De triennen fan cheetah: 27 Fryske ferhalen by Anne Feddema
Ljouwert, Netherlands. Afûk. 2014. ISBN 9789062733910
Some stories bring us up close to the wonder of the ordinary and enrich our sense of humanity. Some help us discover the peculiarities of being human and enlarge our understanding. And then there are some that remind us of our imagination’s capacity to leap from the real to the surreal and leave us wondering about the meaning of it all. Anne Feddema is that kind of storyteller.
For example: the story of a young reader, under the spell of his book’s fantasy, projecting a frightening fantasy of his own as the gathering dusk settles around him; the story of renowned painter and Frisian-born Sir Lawrence Alma-Tadema, wandering around London as a starving artist and meeting Charles Dickens, who feeds him and commissions a painting for a hefty sum, only to die before it’s finished; the story of a teacher of German, sitting in an outdoor café, imagining seeing Rainer Maria Rilke among the street workers, who then follows him into a public restroom for a homosexual encounter; the story of General Pattimoon, ready to go off to war, only to discover that everything around him has suddenly frozen into immobility; the story of the writer who in Barcelona tries to break through his writer’s block and finds himself turning into a frozen but conscious statue of Picasso.

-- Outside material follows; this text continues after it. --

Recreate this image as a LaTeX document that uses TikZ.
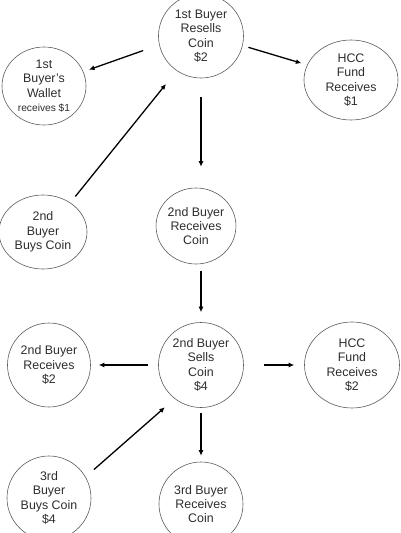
\documentclass[tikz,border=0pt]{standalone}
\usepackage{fontspec}
\setmainfont{Liberation Sans}
\usepackage{tikz}
\usetikzlibrary{arrows.meta, positioning, shapes.geometric}
\usepackage{xcolor}
\definecolor{rim}{RGB}{90,90,90}
\definecolor{ink}{RGB}{45,45,45}

\begin{document}
\begin{tikzpicture}[
    on grid,
    coin/.style={draw=rim, line width=0.6pt, ellipse, inner sep=0pt, minimum width=85pt, minimum height=84pt, align=center, text=ink, font=\fontsize{12.4}{14.4}\selectfont},
    arr/.style={-{Latex[length=5.5pt, width=5pt]}, line width=1.3pt, color=black}
  ]
  \useasboundingbox (-201pt,36pt) rectangle (199pt,-497pt);
  \node[coin] (resell) at (0,0) {1st Buyer\\Resells\\Coin\\\$2};
  \node[coin, minimum width=84pt, minimum height=78pt, below left=50pt and 157pt of resell] (wallet1) {1st\\Buyer's\\Wallet\\{\fontsize{10.2}{12}\selectfont receives \$1}};
  \node[coin, minimum width=94pt, minimum height=80pt, below right=44pt and 150pt of resell] (fund1) {HCC\\Fund\\Receives\\\$1};
  \node[coin, minimum width=88pt, minimum height=74pt, below left=196pt and 158pt of resell] (buy2) {2nd\\Buyer\\Buys Coin};
  \node[coin, minimum width=76pt, minimum height=76pt, below left=190pt and 5pt of resell] (recv2) {2nd Buyer\\Receives\\Coin};
  \node[coin, minimum height=85pt, below=329pt of resell] (sell2) {2nd Buyer\\Sells\\Coin\\\$4};
  \node[coin, minimum width=83pt, left=152pt of sell2] (get2) {2nd Buyer\\Receives\\\$2};
  \node[coin, minimum width=95pt, minimum height=86pt, right=151pt of sell2] (fund2) {HCC\\Fund\\Receives\\\$2};
  \node[coin, minimum width=84pt, below left=133pt and 152pt of sell2] (buy3) {3rd\\Buyer\\Buys Coin\\\$4};
  \node[coin, minimum width=84pt, below=139pt of sell2] (recv3) {3rd Buyer\\Receives\\Coin};
  \draw[arr, shorten <=17pt, shorten >=6pt] (resell.192) -- (wallet1.20);
  \draw[arr, shorten <=6pt, shorten >=6pt] (resell.347) -- (fund1.161);
  \draw[arr, shorten <=19pt, shorten >=21pt] (resell.south) -- (resell.south |- recv2.north);
  \draw[arr, shorten <=8pt, shorten >=17pt] (buy2.47) -- (resell.235);
  \draw[arr, shorten <=7pt, shorten >=10pt] (sell2.north |- recv2.south) -- (sell2.north);
  \draw[arr, shorten <=10pt, shorten >=8pt] (sell2.west) -- (get2.east);
  \draw[arr, shorten <=20pt, shorten >=10pt] (sell2.east) -- (fund2.west);
  \draw[arr, shorten <=5pt, shorten >=6pt] (sell2.south) -- (recv3.north);
  \draw[arr, shorten <=11pt, shorten >=13pt] (buy3.30) -- (sell2.232);
  \end{tikzpicture}
\end{document}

The various locales for these stories, which range from Scandinavia to California, add interest and color. There is no dominant theme as a linking device, though a thread that runs through many of them is the negative motif of failure, violence, disillusionment, or death. One such memorable story is “Revenge,” a story that begins as a beautifully descriptive idyll and ends as a demonic holocaust: a nature walk “where it is still quiet and peaceful in the darkly shaded deep-green forest, where one can hear nature whisper” turns into a nightmare experience of bloody killing fields as unreal monsters slaughter the innocent, unreal creatures of nature, a chilling reminder of the real world around us. Perhaps the characters are in part projections of the storyteller as a wounded soul, wounded by the failure to find life inherently meaningful. The imagination then finds its escape into surrealism and the absurd as the condition of human existence. Through these stories Feddema surely stimulates the reader’s imagination, though he sometimes disappoints when an ending comes too abruptly, falls flat, or is so far-fetched that it threatens the import of the whole story, such as the ending of the fox and raven fable, in which an ant with a violin teams up with an opera-singing human shark and they play havoc together.
The author is both an award-winning painter and poet. The vivid details, poetic touches, and allusions in these stories attest to that: Kandinsky, Ensor, Munch, Hoffmann, Goethe, Grimm, Pushkin, Doctor Zhivago, and others. He is currently under nomination for the 2015 Gysbert Japicx Prize for fiction.